NAICOM insists recapitalisation deadline will not be extende



The National Insurance Commission has insisted that there will be no extension of the ongoing recapitalisation deadline in the insurance industry, saying the timetable is fixed in law and cannot be shifted.

NAICOM’s Deputy Commissioner for Insurance (Technical), Dr Usman Jankara, who represented the Commissioner for Insurance and Chief Executive Officer of NAICOM, Mr Olusegun Omosehin, at a seminar for insurance journalists in Abuja on Tuesday, made the commission’s position clear during a question-and-answer session.

He said, “I would like to state unequivocally that the recapitalisation deadline will not be extended. The basic reason is this: it is the law.”

According to him, any change would require a fresh legislative process and presidential assent.

“Once it’s the law, nobody has the power to extend what the law had indicated as a deadline. If you need to do that, you would need to go back to the National Assembly, get that section amended, and get Mr President’s assent. It is not a journey we’re willing to embark on,” he added.

Jankara said the deadline contained in the Nigerian Insurance Industry Reform Act 2025 remains July 30, 2026, insisting that serious operators should be able to comply.

“We believe that the deadline as clearly highlighted by NIRA is doable, it is reasonable, and it is something serious players within the insurance sector will be able to meet within that time frame,” he said.

He expressed confidence that the process would result in a stronger industry.

“By the end of the deadline provided by NIRA, that is July 30, 2026, we’ll be coming out to Nigerians with new insurance companies that have met the requirement, that are stronger, that are more well-managed, and that have the financial muscles to meet their obligations to Nigeria,” he added.

Earlier, Jankara delivered the commissioner’s welcome remarks, apologising for Omosehin’s absence.

He told journalists that the seminar was designed to deepen trust and engagement between NAICOM and the media.

“Let me start by saying that this gathering is not just an event; it is a strategic platform to strengthen engagement and trust between the National Insurance Commission and media professionals who play a very critical role in shaping public perception of the Nigerian insurance industry,” he said.

He outlined the objectives of the session to include collaboration, accurate reporting and highlighting reforms, adding that the media was central to improving insurance understanding and uptake.

Jankara said NAICOM, under its current leadership, had pursued reforms that balance prudential oversight with innovation.

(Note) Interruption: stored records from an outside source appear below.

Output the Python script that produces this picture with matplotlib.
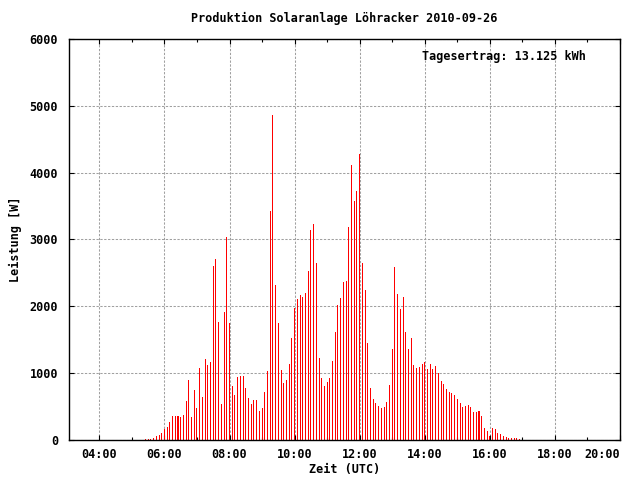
import datetime as dt
import matplotlib
matplotlib.use("Agg")
import matplotlib.pyplot as plt
import matplotlib.dates as mdates
import pandas as pd

# 5-minute power readings [W], starting 05:25 UTC
start = "2010-09-26 05:25"
power = [20, 20, 20, 35, 60, 75, 105, 170, 195, 270, 360, 360, 360, 345, 375, 585, 900, 345, 750,
         480, 1077, 643, 1212, 1122, 1167, 2603, 2708, 1766, 539, 1915, 3037, 1751, 808, 673, 943,
         958, 958, 778, 628, 539, 598, 598, 434,
         479, 718, 1032, 3426, 4863, 2319, 1751, 1047, 853, 898, 1137, 1526, 1975, 2110, 2170, 2140,
         2200, 2529, 3142, 3232, 2648, 1227, 928, 808, 868,
         928, 1182, 1616, 2020, 2125, 2364, 2379, 3187, 4115, 3576, 3726, 4279, 2648, 2244, 1451,
         778, 613, 554, 509, 479, 494, 569, 823, 1362,
         2589, 2185, 1960, 2140, 1616, 1362, 1526, 1122, 1077, 1092, 1137, 1167, 1062, 1137, 1062,
         1107, 1002, 883, 838, 763, 718, 703, 673, 613, 554, 494, 509, 524, 494, 419, 419, 434, 359,
         180, 135, 60, 180, 165, 105, 90, 60, 45, 30, 30, 30, 30, 15]
times = pd.date_range(start, periods=len(power), freq="5min")

title = "Produktion Solaranlage Löhracker 2010-09-26"
yield_text = "Tagesertrag: 13.125 kWh"

font = {"family": "DejaVu Sans Mono", "weight": "bold", "size": 8.5}
plt.rcParams["font.family"] = "DejaVu Sans Mono"
plt.rcParams["font.weight"] = "bold"
plt.rcParams["font.size"] = 8.5

fig = plt.figure(figsize=(6.4, 4.8), dpi=100)
ax = fig.add_axes([69 / 640, 40 / 480, 551 / 640, 401 / 480])

# thin impulses, one pixel wide
ax.bar(times.to_pydatetime(), power, width=1.87 / 1440, color="#ff0000",
       linewidth=0, antialiased=False)

ax.set_xlim(dt.datetime(2010, 9, 26, 3, 4), dt.datetime(2010, 9, 26, 20, 0))
ax.set_ylim(0, 6000)
ax.set_yticks(range(0, 6001, 1000))
ax.xaxis.set_major_locator(mdates.HourLocator(byhour=range(0, 24, 2)))
ax.xaxis.set_minor_locator(mdates.HourLocator())


def fmt(x, pos):
    d = mdates.num2date(x)
    if d.hour == 20:
        return ""
    return d.strftime("%H:%M")


ax.xaxis.set_major_formatter(plt.FuncFormatter(fmt))

ax.grid(True, which="major", color="#a0a0a0", linestyle=(0, (2.2, 1.5)), linewidth=0.75)
ax.set_axisbelow(True)
ax.tick_params(which="both", direction="in", top=True, right=True, width=0.8, color="black")
ax.tick_params(which="major", length=3.6)
ax.tick_params(axis="x", which="major", pad=6)
ax.tick_params(axis="y", which="major", pad=8)
ax.tick_params(which="minor", length=2.0)
for s in ax.spines.values():
    s.set_linewidth(1.0)

# last time label sits flush with the right border
ax.annotate("20:00", xy=(1, 0), xycoords="axes fraction", xytext=(0, -6),
            textcoords="offset points", ha="right", va="top", **font)

ax.set_title(title, pad=12, **font)
ax.set_xlabel("Zeit (UTC)", labelpad=1, **font)
ax.set_ylabel("Leistung [W]", labelpad=5, **font)
ax.text(0.938, 0.957, yield_text, transform=ax.transAxes, ha="right", va="center", **font)

fig.savefig("out.png", dpi=100)
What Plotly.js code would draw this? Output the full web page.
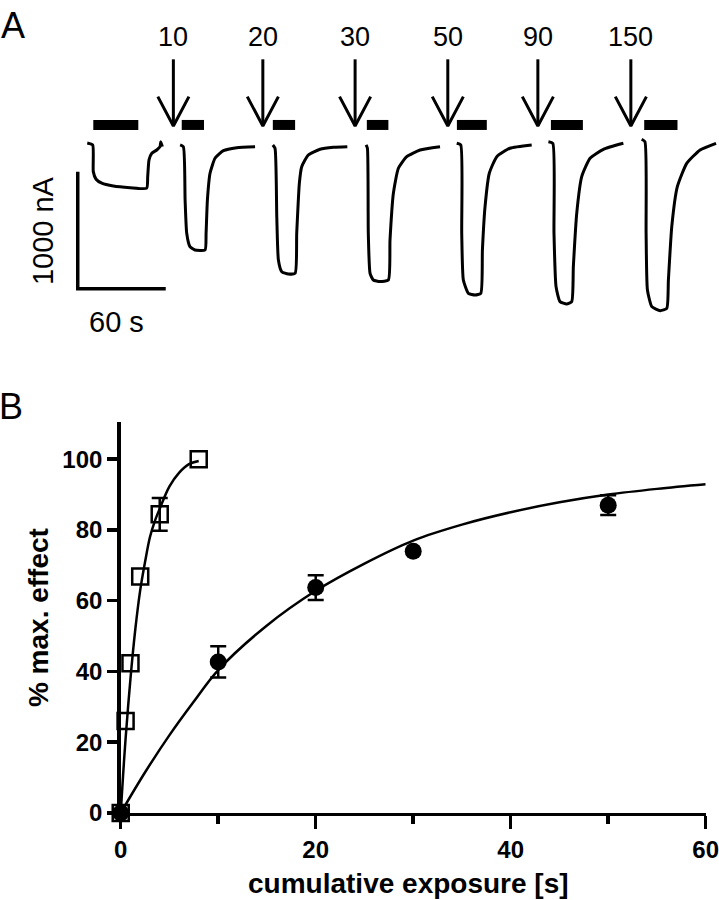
<!DOCTYPE html>
<html>
<head>
<meta charset="utf-8">
<script src="https://cdn.plot.ly/plotly-3.0.1.min.js"></script>
<style>
  html, body { margin: 0; padding: 0; background: #fff; }
  #chart { width: 719px; height: 900px; }
</style>
</head>
<body>
<div id="chart"></div>
<script>
// Panel A: current traces (time in s, current in nA, inward = negative)
const ctrlT = [6.5, 10.2, 10.6, 12.5, 16.4, 24.3, 35.7, 47.0, 47.7, 48.6, 50.5, 53.9, 56.1, 56.6, 57.7];
const ctrlI = [0, -17, -245, -310, -344, -368, -382, -387, -288, -145, -88, -60, -32, 11, -32];

const t10 = [69.8, 72.0, 73.2, 74.3, 76.5, 79.9, 86.8, 87.5, 88.4, 90.2, 93.6, 99.3, 108.4, 120.9];
const i10 = [-17, -32, -487, -772, -886, -915, -915, -772, -487, -259, -131, -66, -40, -32];

const t20 = [133.0, 134.5, 135.7, 136.8, 139.1, 143.6, 148.2, 149.3, 151.1, 152.7, 157.2, 165.2, 174.3, 183.8];
const i20 = [-17, -45, -630, -1000, -1100, -1120, -1114, -772, -344, -203, -103, -54, -37, -32];

const t30 = [196.6, 197.5, 198.1, 199.3, 201.5, 206.1, 211.8, 212.9, 215.2, 218.6, 224.3, 233.4, 247.0];
const i30 = [-17, -45, -772, -1114, -1171, -1185, -1171, -829, -430, -216, -117, -60, -32];

const t50 = [258.4, 261.1, 261.8, 262.9, 266.3, 270.9, 274.8, 275.9, 277.7, 280.6, 285.7, 294.7, 309.5];
const i50 = [-3, -17, -772, -1171, -1285, -1299, -1285, -915, -544, -259, -117, -45, -17];

const t90 = [320.9, 323.9, 324.7, 326.1, 328.8, 333.4, 336.8, 337.9, 340.2, 343.6, 349.3, 358.4, 372.0];
const i90 = [11, -3, -772, -1228, -1356, -1376, -1356, -1057, -601, -288, -131, -54, -3];

const t150 = [384.5, 386.7, 387.5, 388.4, 391.4, 397.1, 401.6, 402.7, 405.0, 408.8, 415.2, 424.3, 435.2];
const i150 = [32, 11, -772, -1256, -1399, -1433, -1413, -1171, -715, -374, -174, -60, -3];

// application bars (s)
const barStart = [10.6, 70.9, 133.0, 197.1, 258.5, 322.6, 386.2];
const barEnd   = [41.3, 86.1, 148.2, 211.8, 278.9, 344.4, 408.9];

// arrows marking each exposure
const arrowT      = [65.2, 126.2, 189.1, 252.3, 313.7, 377.1];
const arrowLabels = ['10', '20', '30', '50', '90', '150'];

// scale bar
const scaleSec = 60;
const scaleNA  = 1000;

// Panel B: % max. effect vs cumulative exposure
const expoSq = [0, 0.5, 1, 2, 4, 8];
const effSq  = [0, 26, 42.3, 66.8, 84.4, 100];
const errSq  = [null, null, null, null, 4.6, null];

const expoCirc = [0, 10, 20, 30, 50];
const effCirc  = [0, 42.7, 63.7, 74, 87];
const errCirc  = [null, 4.4, 3.5, null, 2.8];

// fitted curves
const fitSqX = [0, 0.25, 0.5, 1, 1.5, 2, 2.5, 3, 3.5, 4, 5, 6, 7, 8];
const fitSqY = [0, 11, 21, 38, 52, 63, 71, 78, 82.5, 86, 92.3, 96.2, 98.6, 99.5];

const fitCircX = [0, 2.5, 5, 7.5, 10, 15, 20, 25, 30, 35, 40, 45, 50, 55, 60];
const fitCircY = [0, 11.5, 22, 31.5, 40.4, 53, 62.8, 70.5, 77, 81.5, 85, 87.8, 90, 91.6, 92.9];

const FONT = 'Liberation Sans, Arial, Helvetica, sans-serif';
const barLevel = 154;      // nA, height of application bars
const arrowTop = 715, arrowTip = 145, arrowWing = 396, arrowHalf = 10.6;
const scaleY0 = -245;

// helper: join segments with nulls
function segs(list) {
  const x = [], y = [];
  list.forEach(s => { x.push(...s[0], null); y.push(...s[1], null); });
  return { x, y };
}

// error bars only where an SEM was drawn
function errTrace(xs, ys, errs) {
  const idx = errs.map((e, k) => e == null ? -1 : k).filter(k => k >= 0);
  return { x: idx.map(k => xs[k]), y: idx.map(k => ys[k]), mode: 'markers', cliponaxis: false,
    marker: { size: 1, color: 'rgba(0,0,0,0)' }, hoverinfo: 'skip',
    error_y: { type: 'data', array: idx.map(k => errs[k]), visible: true, color: 'black', thickness: 2.5, width: 8 } };
}

const traceSets = [[ctrlT, ctrlI], [t10, i10], [t20, i20], [t30, i30], [t50, i50], [t90, i90], [t150, i150]];
const data = [];

traceSets.forEach(([t, i]) => {
  data.push({ x: t, y: i, xaxis: 'x2', yaxis: 'y2', type: 'scatter', mode: 'lines',
    line: { color: 'black', width: 3, shape: 'spline', smoothing: 0.5 }, hoverinfo: 'skip' });
});

const bars = segs(barStart.map((s, k) => [[s, barEnd[k]], [barLevel, barLevel]]));
data.push({ x: bars.x, y: bars.y, xaxis: 'x2', yaxis: 'y2', mode: 'lines',
  line: { color: 'black', width: 10 }, hoverinfo: 'skip' });

const arrows = segs(arrowT.flatMap(a => [
  [[a, a], [arrowTop, arrowTip]],
  [[a - arrowHalf, a, a + arrowHalf], [arrowWing, arrowTip, arrowWing]]
]));
data.push({ x: arrows.x, y: arrows.y, xaxis: 'x2', yaxis: 'y2', mode: 'lines',
  line: { color: 'black', width: 3 }, hoverinfo: 'skip' });

data.push({ x: [0, 0, scaleSec], y: [scaleY0, scaleY0 - scaleNA, scaleY0 - scaleNA],
  xaxis: 'x2', yaxis: 'y2', mode: 'lines', line: { color: 'black', width: 3.5 }, hoverinfo: 'skip' });

// Panel B
data.push({ x: fitSqX, y: fitSqY, mode: 'lines', line: { color: 'black', width: 2.5, shape: 'spline' },
  cliponaxis: false, hoverinfo: 'skip' });
data.push({ x: fitCircX, y: fitCircY, mode: 'lines', line: { color: 'black', width: 2.5, shape: 'spline' },
  cliponaxis: false, hoverinfo: 'skip' });
data.push(errTrace(expoCirc, effCirc, errCirc));
data.push(errTrace(expoSq, effSq, errSq));
data.push({ x: expoCirc, y: effCirc, mode: 'markers', cliponaxis: false,
  marker: { symbol: 'circle', size: 17, color: 'black' } });
data.push({ x: expoSq, y: effSq, mode: 'markers', cliponaxis: false,
  marker: { symbol: 'square-open', size: 16, color: 'black', line: { width: 2.5, color: 'black' } } });

const annotations = arrowT.map((a, k) => ({
  x: a, y: 906, xref: 'x2', yref: 'y2', text: arrowLabels[k], showarrow: false,
  font: { family: FONT, size: 27, color: 'black' }, xanchor: 'center', yanchor: 'middle'
}));
const centred = { showarrow: false, xanchor: 'center', yanchor: 'middle' };
annotations.push(
  Object.assign({ x: -23.7, y: scaleY0 - scaleNA / 2, xref: 'x2', yref: 'y2', text: scaleNA + ' nA', textangle: -90,
    font: { family: FONT, size: 29, color: 'black' } }, centred),
  Object.assign({ x: 26.5, y: -1530, xref: 'x2', yref: 'y2', text: scaleSec + ' s',
    font: { family: FONT, size: 29, color: 'black' } }, centred),
  Object.assign({ x: 0.0174, y: 0.9722, xref: 'paper', yref: 'paper', text: 'A',
    font: { family: FONT, size: 36, color: 'black' } }, centred),
  Object.assign({ x: 0.015, y: 0.5478, xref: 'paper', yref: 'paper', text: 'B',
    font: { family: FONT, size: 36, color: 'black' } }, centred),
  Object.assign({ x: 0.0529, y: 0.3133, xref: 'paper', yref: 'paper', text: '% max. effect', textangle: -90,
    font: { family: FONT, size: 28, color: 'black', weight: 'bold' } }, centred),
  Object.assign({ x: 0.5675, y: 0.0178, xref: 'paper', yref: 'paper', text: 'cumulative exposure [s]',
    font: { family: FONT, size: 28, color: 'black', weight: 'bold' } }, centred)
);

const layout = {
  width: 719, height: 900,
  margin: { l: 0, r: 0, t: 0, b: 0 },
  paper_bgcolor: 'white', plot_bgcolor: 'rgba(0,0,0,0)',
  showlegend: false,
  font: { family: FONT, color: 'black' },
  xaxis2: { domain: [0, 1], range: [-53.0, 437.2], visible: false, anchor: 'y2' },
  yaxis2: { domain: [0.6, 1], range: [-1855, 1222], visible: false, anchor: 'x2' },
  xaxis: {
    domain: [0.1679, 0.9815], range: [0, 60], anchor: 'y',
    showline: true, linewidth: 3.5, linecolor: 'black',
    tickvals: [0, 20, 40, 60], ticks: 'outside', ticklen: 13, tickwidth: 3.5, tickcolor: 'black',
    minor: { dtick: 10, tick0: 0, ticks: 'outside', ticklen: 8, tickwidth: 3.5, tickcolor: 'black' },
    showgrid: false, zeroline: false, ticklabeloverflow: 'allow',
    tickfont: { family: FONT, size: 24, color: 'black', weight: 'bold' }
  },
  yaxis: {
    domain: [0.0967, 0.5311], range: [0, 110.5], anchor: 'x',
    showline: true, linewidth: 3.5, linecolor: 'black',
    tickvals: [0, 20, 40, 60, 80, 100], ticks: 'outside', ticklen: 10, tickwidth: 3.5, tickcolor: 'black',
    showgrid: false, zeroline: false, ticklabeloverflow: 'allow',
    tickfont: { family: FONT, size: 24, color: 'black', weight: 'bold' }
  },
  annotations: annotations
};

Plotly.newPlot('chart', data, layout, { displayModeBar: false, staticPlot: true });
</script>
</body>
</html>
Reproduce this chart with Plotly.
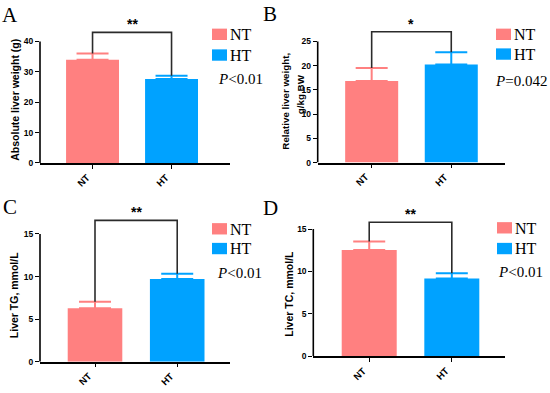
import plotly.graph_objects as go

W, H = 550, 393

# ---------------- data ----------------
groups = ["NT", "HT"]
abs_weight = [34.0, 27.6]
abs_sd = [2.0, 1.1]
rel_weight = [16.85, 20.25]
rel_sd = [2.65, 2.55]
liver_tg = [6.26, 9.70]
liver_tg_sd = [0.77, 0.62]
liver_tc = [12.52, 9.17]
liver_tc_sd = [1.0, 0.62]
bracket_level = [43.0, 27.0, 16.6, 15.8]
star_labels = ["**", "*", "**", "**"]
p_labels = ["<i>P</i>&lt;0.01", "<i>P</i>=0.042", "<i>P</i>&lt;0.01", "<i>P</i>&lt;0.01"]
y_titles = [["Absolute liver weight (g)"], ["Relative liver weight,", "g/kg BW"],
            ["Liver TG, mmol/L"], ["Liver TC, mmol/L"]]
y_tickvals = [[0, 10, 20, 30, 40], [0, 5, 10, 15, 20, 25], [0, 5, 10, 15], [0, 5, 10, 15]]
panel_letters = ["A", "B", "C", "D"]

means = [abs_weight, rel_weight, liver_tg, liver_tc]
sds = [abs_sd, rel_sd, liver_tg_sd, liver_tc_sd]

colors = {"NT": "#FF8080", "HT": "#00A2FF"}
SANS = "Liberation Sans"
SERIF = "Liberation Serif"

# ---------------- layout geometry (pixels) ----------------
geo = [
    dict(x0=40, x1=230, xr=(-0.665, 1.74), y0=165.0, ppu=3.075, ymax=46.0, bw=0.67,
         letter=(10, 15), ytitle=[(15, 101)], tsize=10.5,
         leg=(212, 227, 29, 50), p=(216, 80)),
    dict(x0=317.7, x1=505, xr=(-0.678, 1.675), y0=164.7, ppu=4.908, ymax=28.5, bw=0.666,
         letter=(270, 14), ytitle=[(286, 103), (300.5, 96)], tsize=9.8,
         leg=(496, 511, 29, 49), p=(493, 82)),
    dict(x0=40, x1=230, xr=(-0.669, 1.642), y0=366.3, ppu=8.62, ymax=17.5, bw=0.664,
         letter=(10, 210), ytitle=[(14, 299)], tsize=10.5,
         leg=(212, 227, 226, 246), p=(215, 277)),
    dict(x0=313.3, x1=505, xr=(-0.677, 1.644), y0=360.7, ppu=8.58, ymax=16.8, bw=0.666,
         letter=(270, 211), ytitle=[(289, 297.5)], tsize=10.5,
         leg=(497, 512, 225, 246), p=(496, 276)),
]

def fx(px):
    return px / W

def fy(py):
    return 1 - py / H

fig = go.Figure()
shapes = []
annotations = []
layout_axes = {}

for i in range(4):
    g = geo[i]
    sfx = "" if i == 0 else str(i + 1)
    xa, ya = "x" + sfx, "y" + sfx
    top_px = g["y0"] - g["ymax"] * g["ppu"]
    layout_axes["xaxis" + sfx] = dict(
        domain=[fx(g["x0"]), fx(g["x1"])], anchor=ya, type="category",
        categoryorder="array", categoryarray=groups,
        range=list(g["xr"]), showline=True, linecolor="black", linewidth=1.6,
        ticks="outside", ticklen=4, tickwidth=1.4, tickcolor="black",
        showticklabels=False,
        showgrid=False, zeroline=False, fixedrange=True,
    )
    layout_axes["yaxis" + sfx] = dict(
        domain=[fy(g["y0"]), fy(top_px)], anchor=xa,
        range=[0, g["ymax"]], showline=False,
        tickvals=y_tickvals[i], ticks="outside", ticklen=4, tickwidth=1.4, tickcolor="black",
        tickfont=dict(family=SANS, size=8.5, color="black", weight="bold"),
        showgrid=False, zeroline=False, fixedrange=True,
    )
    # bars with error bars
    for j, grp in enumerate(groups):
        fig.add_trace(go.Bar(
            x=[grp], y=[means[i][j]], width=g["bw"], xaxis=xa, yaxis=ya,
            marker=dict(color=colors[grp], line=dict(width=0)),
            error_y=dict(type="data", symmetric=False, array=[sds[i][j]], arrayminus=[0],
                         color=colors[grp], thickness=2, width=16),
            showlegend=False, hoverinfo="skip",
        ))
        # rotated category label under the tick
        annotations.append(dict(
            x=grp, y=0, xref=xa, yref=ya, text="<b>" + grp + "</b>", textangle=-45,
            showarrow=False, xanchor="right", yanchor="top", xshift=2, yshift=-6,
            font=dict(family=SANS, size=9.5, color="black"),
        ))
    # significance bracket
    tops = [means[i][j] + sds[i][j] for j in range(2)]
    fig.add_trace(go.Scatter(
        x=[groups[0], groups[0], groups[1], groups[1]],
        y=[tops[0], bracket_level[i], bracket_level[i], tops[1]],
        mode="lines", line=dict(color="#2b2b2b", width=1.6),
        xaxis=xa, yaxis=ya, showlegend=False, hoverinfo="skip",
    ))
    annotations.append(dict(
        x=0.5, y=bracket_level[i], xref=xa, yref=ya, text="<b>" + star_labels[i] + "</b>",
        showarrow=False, yanchor="middle", yshift=8,
        font=dict(family=SANS, size=14, color="black"),
    ))
    # y axis line (only up to the top tick)
    shapes.append(dict(
        type="line", xref=xa + " domain", yref=ya, x0=0, x1=0, y0=0, y1=y_tickvals[i][-1],
        line=dict(color="black", width=1.6),
    ))
    # y title
    for k, line_txt in enumerate(y_titles[i]):
        tx, ty = g["ytitle"][k]
        annotations.append(dict(
            x=fx(tx), y=fy(ty), xref="paper", yref="paper",
            text="<b>" + line_txt + "</b>", textangle=-90, showarrow=False,
            xanchor="center", yanchor="middle",
            font=dict(family=SANS, size=g["tsize"], color="black"),
        ))
    # panel letter
    annotations.append(dict(
        x=fx(g["letter"][0]), y=fy(g["letter"][1]), xref="paper", yref="paper",
        text=panel_letters[i], showarrow=False, xanchor="center", yanchor="middle",
        font=dict(family=SERIF, size=21, color="black"),
    ))
    # legend squares and labels
    lx0, lx1, ly_nt, ly_ht = g["leg"]
    for j, grp in enumerate(groups):
        yy = [ly_nt, ly_ht][j]
        shapes.append(dict(
            type="rect", xref="paper", yref="paper",
            x0=fx(lx0), x1=fx(lx1), y0=fy(yy), y1=fy(yy + 11.5),
            fillcolor=colors[grp], line=dict(width=0),
        ))
        annotations.append(dict(
            x=fx(lx1 + 1), y=fy(yy + 6), xref="paper", yref="paper", text=grp,
            showarrow=False, xanchor="left", yanchor="middle",
            font=dict(family=SERIF, size=16, color="black"),
        ))
    annotations.append(dict(
        x=fx(g["p"][0]), y=fy(g["p"][1]), xref="paper", yref="paper", text=p_labels[i],
        showarrow=False, xanchor="left", yanchor="middle",
        font=dict(family=SERIF, size=15, color="black"),
    ))

fig.update_layout(
    width=W, height=H, margin=dict(l=0, r=0, t=0, b=0),
    paper_bgcolor="white", plot_bgcolor="white", barmode="overlay",
    shapes=shapes, annotations=annotations, showlegend=False,
    **layout_axes,
)

fig.write_html("out.html", config={"displayModeBar": False},
               post_script="document.body.style.margin='0';document.body.style.overflow='hidden';")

These include risk-based supervision targeted at high-risk institutions, improved market conduct, quicker claims settlement and “zero tolerance for non-settlement of complaints or claims.”

He said the commission was also driving inclusive growth through microinsurance, takaful, insurtech and MSME-focused products, while creating space for innovation via a technology directorate, innovation hub and regulatory sandbox covering ideas such as embedded insurance and usage-based pricing.

He added that NAICOM was collaborating with the Nigeria Police Force to enforce compulsory third-party motor insurance and improve systemic resilience.

According to him, stakeholder engagement and enforcement have helped change Nigerians’ perception of insurance from a misunderstood product to one that is “gradually being trusted.”

On the recapitalisation exercise, Jankara said it represented a structural reset for the market.

“The ongoing recapitalisation exercise in the Nigerian insurance industry is more than just a regulatory milestone. It is a bold transformation that will redefine the Nigerian insurance industry for global relevance,” he said.

He explained that NAICOM was introducing a risk-based capital framework and using the Big Four auditing firms for independent capital verification.

“This approach is to ensure and guarantee confidence, fairness and trust in the process, reinforcing the industry’s commitment to global best practices,” he said, adding that the reforms would support the Federal Government’s aspiration of building a $1tn economy.

He described the Nigerian Insurance Industry Reform Act 2025 as a modern framework that strengthens supervision, innovation and consumer protection, including clearer claims timelines, tougher penalties and a new Insurance Policyholders’ Protection Fund to safeguard consumers in cases of insolvency.

“NIRA is therefore not just a law; it is a blueprint for a stronger, more inclusive insurance industry,” he said.

Looking ahead, he said NAICOM would intensify consumer protection, strengthen supervision, expand data and analytical capability, deepen insurance penetration, and promote sustainability and innovation.

The Nigerian Insurance Industry Reform Act 2025 was signed into law in August 2025, replacing outdated insurance legislation and modernising the regulatory framework for the sector.

It significantly raises minimum capital requirements for insurers and introduces a risk-based capital regime to ensure firms hold capital aligned with their risk exposure.

The Act also strengthens consumer protection, enhances market conduct standards, and establishes an Insurance Policyholders’ Protection Fund to safeguard policyholders in cases of insolvency.